The Byzantine nature of the European decision making process does not guarantee a favorable outcome, and decisions are much more difficult to influence at the trilogy stage vs. the amendment drafting stage.

In particular, transactions between unhosted wallets, despite private keys remaining with their owner, could still be brought into the travel rule regime if the developers of the decentralized apps and smart contract protocols on which such wallets rely are deemed CASPs under MiCA’s expansive definition.

Rather than using the simple test of who controls the private keys to a wallet to determine whether it is unhosted or custodied, by seeking to include the providers of the underlying wallet technology as intermediaries and hence CASPs, the proposed travel rule could potentially include all peer-to-peer transactions between unhosted wallets.

If in addition to financial transactions such unhosted wallets are also used for non-financial applications such as peer-to-peer messaging, social media apps, music streaming etc, this would mean all privacy is out of the window: all wallets would then have been “white-listed” through forced - rather than voluntary, “self-sovereign” - disclose of their owner.

Such disproportionality would not only contradict Europe’s genuine concern for people’s privacy and individual rights, it leads Europeans and anybody who interacts with European CASPs down a direct path towards a China-style Orwellian techno-surveillance state.

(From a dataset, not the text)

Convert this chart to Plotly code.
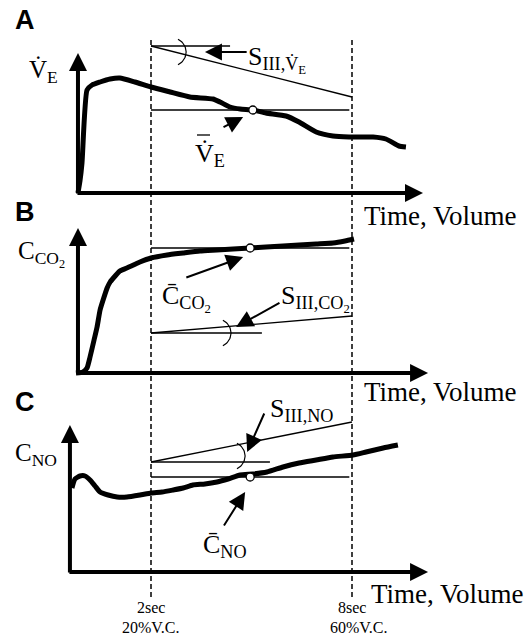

In Part III, we will bring further grounds on which we hope a degree of balance can be reinserted in the proposed rules, and ways to get there.

  1. Art. 3 TFR.

  2. Articles 16, 18 ad TFR.

  3. Art. 18 aa TFR.

  4. Judgment of the European Court of Justice (Grand Chamber), Digital Rights Ireland Ltd v Minister for Communications, Marine and Natural Resources and Others (April 8, 2014), Joined Cases C‐293/12 and C‐594/12.

  5. Readers who want to consult the Urtexte can trace the progress and timetable of the proposals here together with the full Joint Committee’s deliberations.